Les cas de souffrance mentale chez les athlètes professionnels sont de plus en plus visibles. Certains osent enfin briser le silence. La gymnaste américaine Simone Biles, le tennisman Dominic Thiem, le nageur Michael Phelps… Tous ont parlé de burn-out, de dépression, d’angoisses paralysantes. Derrière les médailles et les podiums, les failles sont réelles. Les charges d’entraînement, les attentes du public, les jugements des réseaux sociaux créent un climat d’épuisement mental.
Le mythe de l’athlète invincible s’effondre peu à peu. Et c’est une bonne chose. Car le mal-être psychologique ne doit plus être tabou, même – et surtout – chez ceux que l’on considère comme des modèles de réussite.
Les jeunes athlètes, notamment, sont particulièrement vulnérables. Ils grandissent dans un système exigeant, souvent très encadré, où l’échec est mal toléré. Ils doivent performer, se sacrifier, ne rien montrer de leurs doutes. Beaucoup craquent en silence, parfois sans oser demander de l’aide.
Un équilibre à trouver
Le défi est donc de trouver un équilibre. Le sport doit rester un outil de bien-être, et non une machine à broyer. Cela suppose de repenser certains cadres d’entraînement, de valoriser l’écoute, de mettre en place un accompagnement psychologique régulier.
De plus en plus de clubs professionnels recrutent des psychologues du sport. Ils travaillent sur la gestion du stress, la concentration, la préparation mentale. Ils aident aussi à affronter les périodes de blessure, de doute, de transition. Car un sportif n’est pas une machine.
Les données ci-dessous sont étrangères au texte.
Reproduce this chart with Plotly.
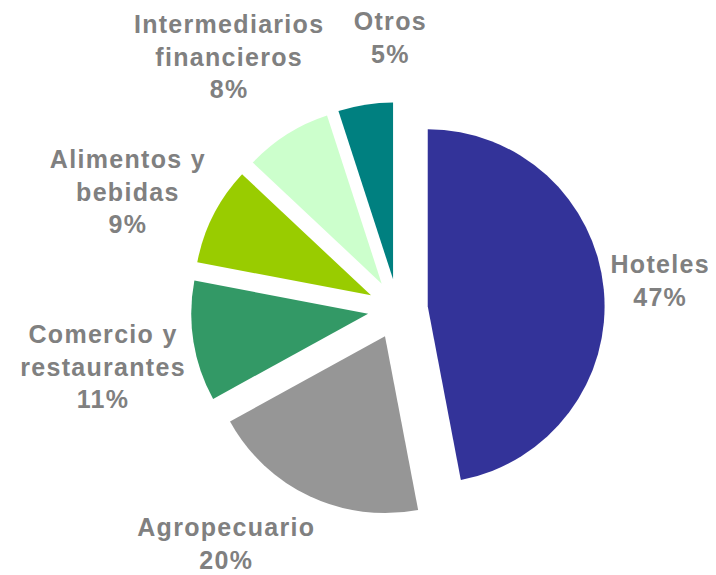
import plotly.graph_objects as go

categories = ["Hoteles", "Agropecuario", "Comercio y<br>restaurantes", "Alimentos y<br>bebidas",
              "Intermediarios<br>financieros", "Otros"]
values = [47, 20, 11, 9, 8, 5]
colors = ["#333399", "#969696", "#339966", "#99CC00", "#CCFFCC", "#008080"]

# label placement (paper coordinates, layout only)
label_x = [0.9105, 0.3045, 0.1327, 0.1676, 0.3087, 0.5349]
label_y = [0.526, 0.068, 0.377, 0.680, 0.916, 0.949]

total = sum(values)

fig = go.Figure(go.Pie(
    labels=categories,
    values=values,
    sort=False,
    direction="clockwise",
    rotation=0,
    pull=[0.17] * len(values),
    marker=dict(colors=colors, line=dict(width=0)),
    textinfo="none",
    showlegend=False,
    hoverinfo="label+percent",
    domain=dict(x=[0.2554, 0.8334], y=[0.1165, 0.8365]),
    automargin=False,
))

for lab, v, x, y in zip(categories, values, label_x, label_y):
    fig.add_annotation(
        x=x, y=y, xref="paper", yref="paper",
        xanchor="center", yanchor="middle", align="center",
        text=f"{lab}<br>{round(v / total * 100)}%",
        showarrow=False,
        font=dict(family="Liberation Sans, Arial", size=25, color="#808080", weight="bold"),
    )

fig.update_layout(
    width=716, height=575,
    margin=dict(l=0, r=0, t=0, b=0),
    paper_bgcolor="white",
    plot_bgcolor="white",
)

fig.write_html(
    "out.html",
    post_script="document.querySelectorAll('.annotation-text').forEach(function(t){t.style.letterSpacing='1.3px';});",
)
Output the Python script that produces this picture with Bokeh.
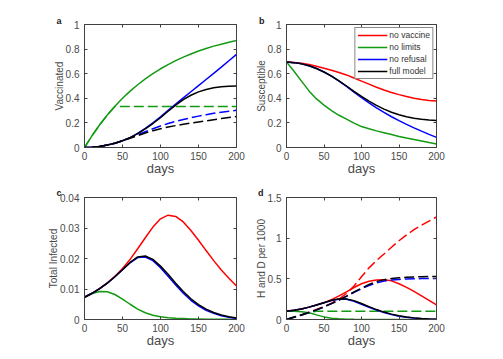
from bokeh.plotting import figure
from bokeh.layouts import gridplot
from bokeh.models import (FixedTicker, CustomJSTickFormatter, LinearAxis,
                          Legend, LegendItem, Range1d)
from bokeh.embed import file_html
from bokeh.resources import INLINE

# ---------------- data ----------------
days = [0, 10, 20, 30, 40, 50, 60, 70, 80, 90, 100, 110, 120, 130, 140, 150, 160, 170, 180, 190, 200]

series_names = ["no vaccine", "no limits", "no refusal", "full model"]
panel_letters = ["a", "b", "c", "d"]

# (a) Vaccinated
a_no_limits = [0, 0.097, 0.185, 0.264, 0.335, 0.40, 0.458, 0.51, 0.558, 0.60, 0.64, 0.674, 0.706, 0.735, 0.76, 0.784, 0.805, 0.824, 0.84, 0.856, 0.87]
a_no_limits_dash = [0, 0.097, 0.185, 0.264, 0.333, 0.333, 0.333, 0.333, 0.333, 0.333, 0.333, 0.333, 0.333, 0.333, 0.333, 0.333, 0.333, 0.333, 0.333, 0.333, 0.333]
a_no_refusal = [0, 0.003, 0.009, 0.02, 0.035, 0.055, 0.08, 0.115, 0.155, 0.2, 0.25, 0.302, 0.353, 0.403, 0.453, 0.503, 0.553, 0.603, 0.653, 0.705, 0.757]
a_no_refusal_dash = [0, 0.003, 0.009, 0.02, 0.035, 0.055, 0.078, 0.103, 0.128, 0.152, 0.175, 0.195, 0.213, 0.228, 0.242, 0.255, 0.267, 0.278, 0.287, 0.295, 0.302]
a_full = [0, 0.003, 0.009, 0.02, 0.035, 0.055, 0.08, 0.113, 0.152, 0.195, 0.242, 0.295, 0.345, 0.39, 0.425, 0.452, 0.472, 0.486, 0.494, 0.498, 0.5]
a_full_dash = [0, 0.003, 0.009, 0.02, 0.035, 0.055, 0.075, 0.097, 0.118, 0.137, 0.153, 0.166, 0.178, 0.189, 0.199, 0.208, 0.217, 0.226, 0.235, 0.244, 0.252]

# (b) Susceptible
b_no_vaccine = [0.695, 0.692, 0.685, 0.675, 0.66, 0.645, 0.628, 0.61, 0.59, 0.565, 0.54, 0.515, 0.49, 0.468, 0.447, 0.43, 0.414, 0.4, 0.39, 0.383, 0.378]
b_no_limits = [0.695, 0.62, 0.54, 0.46, 0.395, 0.345, 0.3, 0.262, 0.23, 0.198, 0.17, 0.152, 0.135, 0.12, 0.105, 0.09, 0.077, 0.065, 0.053, 0.04, 0.028]
b_no_refusal = [0.695, 0.69, 0.68, 0.664, 0.642, 0.614, 0.58, 0.54, 0.497, 0.45, 0.405, 0.362, 0.322, 0.285, 0.25, 0.218, 0.188, 0.16, 0.133, 0.107, 0.082]
b_full = [0.695, 0.69, 0.68, 0.664, 0.642, 0.614, 0.58, 0.542, 0.5, 0.457, 0.415, 0.377, 0.342, 0.312, 0.287, 0.266, 0.25, 0.238, 0.229, 0.223, 0.22]

# (c) Total Infected
c_no_vaccine = [0.0073, 0.0086, 0.0102, 0.012, 0.0142, 0.0167, 0.0197, 0.0232, 0.0268, 0.0303, 0.033, 0.0342, 0.0338, 0.032, 0.0292, 0.026, 0.0226, 0.0193, 0.0162, 0.0135, 0.011]
c_no_limits = [0.0073, 0.0085, 0.0092, 0.0091, 0.0082, 0.0067, 0.005, 0.0034, 0.0022, 0.0014, 0.0009, 0.0006, 0.0004, 0.0003, 0.0002, 0.00015, 0.0001, 0.0001, 0.00005, 0.00005, 0.0]
c_no_refusal = [0.0073, 0.0086, 0.0101, 0.0119, 0.014, 0.0163, 0.0186, 0.0203, 0.0205, 0.0193, 0.017, 0.0142, 0.0113, 0.0086, 0.0063, 0.0045, 0.003, 0.002, 0.0012, 0.0007, 0.0003]
c_full = [0.0073, 0.0086, 0.0101, 0.0119, 0.014, 0.0163, 0.0187, 0.0205, 0.0208, 0.0197, 0.0175, 0.0148, 0.0119, 0.0092, 0.0068, 0.0049, 0.0034, 0.0023, 0.0015, 0.0009, 0.0005]

# (d) H (solid) and D (dashed) per 1000
d_no_vaccine_H = [0.1, 0.113, 0.13, 0.152, 0.178, 0.208, 0.245, 0.29, 0.34, 0.393, 0.44, 0.47, 0.485, 0.488, 0.475, 0.44, 0.395, 0.345, 0.29, 0.235, 0.18]
d_no_vaccine_D = [0, 0.03, 0.06, 0.09, 0.125, 0.16, 0.2, 0.25, 0.32, 0.41, 0.525, 0.635, 0.725, 0.805, 0.888, 0.968, 1.04, 1.105, 1.16, 1.21, 1.26]
d_no_limits_H = [0.1, 0.1, 0.096, 0.082, 0.057, 0.032, 0.016, 0.008, 0.004, 0.002, 0.001, 0, 0, 0, 0, 0, 0, 0, 0, 0, 0]
d_no_limits_D = [0, 0.03, 0.056, 0.085, 0.1, 0.1, 0.1, 0.1, 0.1, 0.1, 0.1, 0.1, 0.1, 0.1, 0.1, 0.1, 0.1, 0.1, 0.1, 0.1, 0.1]
d_no_refusal_H = [0.1, 0.113, 0.13, 0.152, 0.178, 0.205, 0.232, 0.25, 0.248, 0.225, 0.188, 0.15, 0.115, 0.085, 0.06, 0.041, 0.027, 0.017, 0.01, 0.006, 0.003]
d_no_refusal_D = [0, 0.028, 0.055, 0.085, 0.118, 0.155, 0.195, 0.238, 0.285, 0.333, 0.378, 0.418, 0.45, 0.472, 0.485, 0.493, 0.498, 0.501, 0.503, 0.504, 0.505]
d_full_H = [0.1, 0.113, 0.13, 0.152, 0.178, 0.207, 0.236, 0.255, 0.253, 0.232, 0.197, 0.158, 0.122, 0.091, 0.066, 0.046, 0.031, 0.02, 0.012, 0.007, 0.004]
d_full_D = [0, 0.028, 0.055, 0.085, 0.118, 0.155, 0.195, 0.24, 0.288, 0.338, 0.385, 0.43, 0.465, 0.49, 0.505, 0.513, 0.52, 0.524, 0.527, 0.529, 0.53]

x_ticks = [0, 50, 100, 150, 200]
a_yticks = [0, 0.2, 0.4, 0.6, 0.8, 1]
b_yticks = [0, 0.2, 0.4, 0.6, 0.8, 1]
c_yticks = [0, 0.01, 0.02, 0.03, 0.04]
d_yticks = [0, 0.5, 1, 1.5]

# ---------------- style ----------------
RED, GREEN, BLUE, BLACK = "#ff0000", "#139a13", "#0000ff", "#000000"
AXC = "#404040"
TXT = "#4a4a4a"
FONT = "Liberation Sans"
LW = 1.5
DASH = "10 4"

fmt = CustomJSTickFormatter(code="return String(tick);")


def make_fig(w, h, left, right, top, bottom, yr, yticks, ylabel, letter, loff, lstand):
    p = figure(width=w, height=h, min_border_left=left, min_border_right=right,
               min_border_top=top, min_border_bottom=bottom,
               x_range=Range1d(0, 200), y_range=Range1d(yr[0], yr[1]),
               output_backend="svg", toolbar_location=None)
    p.grid.visible = False
    p.outline_line_color = AXC
    p.outline_line_width = 1
    p.outline_line_alpha = 1
    p.background_fill_color = "white"
    p.border_fill_color = "white"
    # panel letter as title, shifted left of the frame
    p.title.text = letter
    p.title.align = "left"
    p.title.offset = loff
    p.title.standoff = lstand
    p.title.text_font = FONT
    p.title.text_font_size = "9px"
    p.title.text_font_style = "bold"
    p.title.text_color = "#222222"
    for ax, ticks in ((p.xaxis[0], x_ticks), (p.yaxis[0], yticks)):
        ax.ticker = FixedTicker(ticks=ticks)
        ax.formatter = fmt
        ax.minor_tick_line_color = None
        ax.major_tick_in = 3
        ax.major_tick_out = 0
        ax.major_tick_line_color = AXC
        ax.axis_line_color = AXC
        ax.major_label_text_font = FONT
        ax.major_label_text_font_size = "10px"
        ax.major_label_text_color = TXT
        ax.axis_label_text_font = FONT
        ax.axis_label_text_font_style = "normal"
        ax.axis_label_text_color = TXT
    p.xaxis[0].axis_label = "days"
    p.xaxis[0].axis_label_text_font_size = "13px"
    p.xaxis[0].axis_label_standoff = -2
    p.xaxis[0].major_label_standoff = 4
    p.yaxis[0].axis_label = ylabel
    p.yaxis[0].axis_label_text_font_size = "10px"
    p.yaxis[0].axis_label_standoff = -2
    p.yaxis[0].major_label_standoff = 5
    # mirrored ticks (box on), no labels
    for side, ticks in (("right", yticks), ("above", x_ticks)):
        ax = LinearAxis(ticker=FixedTicker(ticks=ticks), formatter=fmt)
        ax.major_label_text_font_size = "1px"
        ax.major_label_text_color = None
        ax.major_label_standoff = 0
        ax.minor_tick_line_color = None
        ax.major_tick_in = 3
        ax.major_tick_out = 0
        ax.major_tick_line_color = AXC
        ax.axis_line_color = None
        p.add_layout(ax, side)
    return p


pa = make_fig(248, 180, 84, 12, 24, 33, (0, 1), a_yticks, "Vaccinated", panel_letters[0], -28, -3)
pb = make_fig(247, 180, 38, 59, 24, 33, (0, 1), b_yticks, "Susceptible", panel_letters[1], -27.5, -3)
pc = make_fig(248, 171, 84, 12, 17, 32, (0, 0.04), c_yticks, "Total Infected", panel_letters[2], -28, -1)
pd = make_fig(247, 171, 38, 59, 17, 32, (0, 1.5), d_yticks, "H and D per 1000", panel_letters[3], -28.5, -1)

# (a)
pa.line(days, a_no_limits, color=GREEN, line_width=LW)
pa.line(days, a_no_limits_dash, color=GREEN, line_width=LW, line_dash=DASH)
pa.line(days, a_no_refusal, color=BLUE, line_width=LW)
pa.line(days, a_no_refusal_dash, color=BLUE, line_width=LW, line_dash=DASH)
pa.line(days, a_full, color=BLACK, line_width=LW)
pa.line(days, a_full_dash, color=BLACK, line_width=LW, line_dash=DASH)

# (b)
rb = []
for ys, col in ((b_no_vaccine, RED), (b_no_limits, GREEN), (b_no_refusal, BLUE), (b_full, BLACK)):
    rb.append(pb.line(days, ys, color=col, line_width=LW))
legend = Legend(items=[LegendItem(label=n, renderers=[r]) for n, r in zip(series_names, rb)],
                location="top_right")
legend.margin = 3
legend.padding = 2
legend.spacing = 2
legend.glyph_width = 30
legend.glyph_height = 10
legend.label_height = 10
legend.label_standoff = 2
legend.label_text_font = FONT
legend.label_text_font_size = "8.5px"
legend.label_text_color = "#333333"
legend.border_line_color = "#111111"
legend.border_line_width = 1
legend.background_fill_color = "white"
legend.background_fill_alpha = 1
pb.add_layout(legend)

# (c)
for ys, col in ((c_no_vaccine, RED), (c_no_limits, GREEN), (c_no_refusal, BLUE), (c_full, BLACK)):
    pc.line(days, ys, color=col, line_width=LW)

# (d)
for yh, yd, col in ((d_no_vaccine_H, d_no_vaccine_D, RED), (d_no_limits_H, d_no_limits_D, GREEN),
                    (d_no_refusal_H, d_no_refusal_D, BLUE), (d_full_H, d_full_D, BLACK)):
    pd.line(days, yh, color=col, line_width=LW)
    pd.line(days, yd, color=col, line_width=LW, line_dash=DASH)

grid = gridplot([[pa, pb], [pc, pd]], toolbar_location=None)

open("out.html", "w").write(file_html(grid, INLINE))
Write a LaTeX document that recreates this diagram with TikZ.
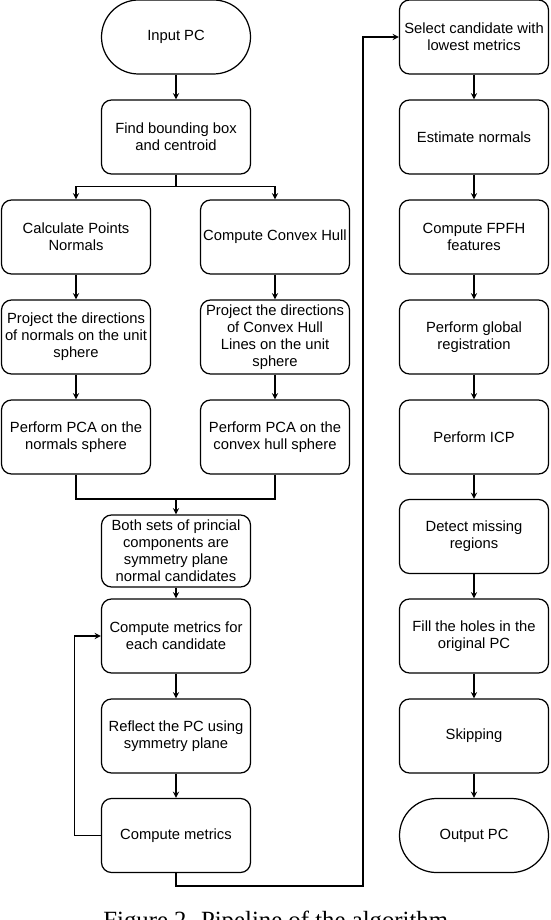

Il vit avec ses émotions, ses peurs, ses fragilités.
Mais cet accompagnement ne doit pas se limiter à l’élite. Les fédérations, les clubs amateurs, les éducateurs ont un rôle fondamental à jouer. Il faut former les entraîneurs à repérer les signaux de détresse, à créer un climat bienveillant. Il faut aussi apprendre aux jeunes à écouter leur corps, mais aussi leur tête.
Vers une culture plus humaine du sport
Heureusement, les mentalités changent. La parole se libère. De plus en plus d’athlètes osent raconter leur mal-être, sans honte, sans crainte. Ils ouvrent la voie à une culture du sport plus humaine, plus complète.
Le bien-être mental devient un indicateur de performance à part entière. Ce n’est pas un luxe, c’est une condition. Un esprit serein, c’est un corps plus efficace, une récupération plus rapide, une motivation plus durable. Intégrer la santé mentale dans la formation sportive, ce n’est pas fragiliser les athlètes, c’est les renforcer.
Le sport peut être un refuge, un moteur mental, une voie de guérison. À condition de rester à l’écoute. À condition de ne pas oublier que derrière chaque performance, il y a une personne, avec ses joies, ses doutes, ses blessures invisibles.
Bouger pour mieux vivre, pas pour se perdre mentalement
Le sport est un langage universel. Il transcende les barrières sociales, culturelles, physiques. Il peut transformer des vies. Mais il doit toujours rester un espace de respect, de liberté, de bienveillance.
Courir, sauter, frapper, danser… Oui, mais pas au prix de sa santé mentale. Le vrai défi, aujourd’hui, n’est plus seulement de battre des records. C’est de permettre à chacun de se sentir bien. Dans son corps. Et dans sa tête.